If you view other restaurants as your competition, meet Howard Stoeckel. He’s eating your lunch, and you may not even realize it.

Stoeckel is CEO of Wawa, a Pennsylvania-based convenience-store chain whose foodservice offerings range from ciabatta melts to flat breads to a freshly made hot-turkey hoagie. If you prefer, you could have the hot turkey with gravy and mashed potatoes.

This, clearly, is not roller-dog territory.

Indeed, Wawa features the upscale fare that has turned c-stores into potent competitors of quick-service restaurants—even Starbucks, if you’re going bean to bean on coffee.

Wawa has also been a leader in foodservice technology.
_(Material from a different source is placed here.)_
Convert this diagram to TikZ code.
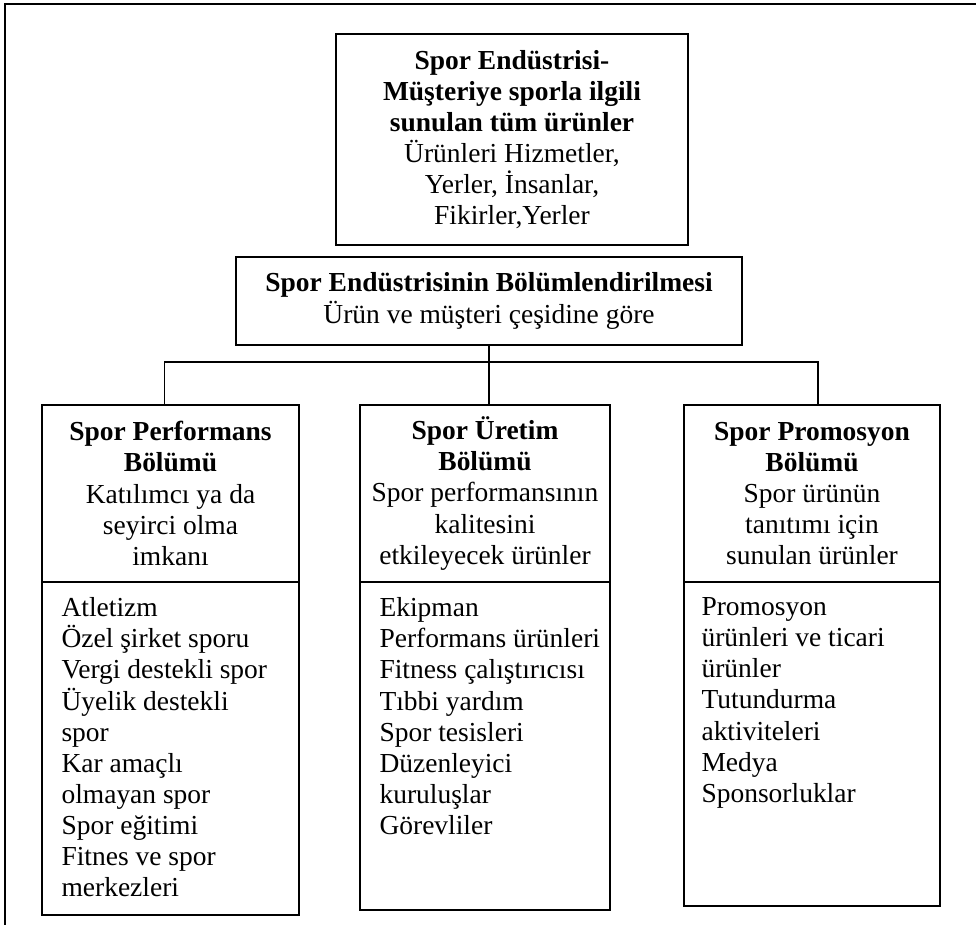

It was one of the first food sellers, in the restaurant channel or in c-stores—to use self-service ordering kiosks, which were adopted to boost order accuracy.

The rise of these potent contenders for the convenience customer is by all account a lasting aftereffect of the Great Recession, when value and saving gas at a one-stop facility took on added drawing power.

You can learn how Wawa did it during Stoeckel’s keynote address at the Restaurant Leadership Conference, “How C-stores view the foodservice challenge.”

He’ll be speaking about the regional chain’s approach to foodservice, and what it’s learned from the restaurant business.

He’ll also share some suggestions on what the restaurant business can learn from the foodservice initiatives of c-store chains like Wawa.

The invitation-only conference is scheduled for March 25-28 in Scottsdale, Ariz.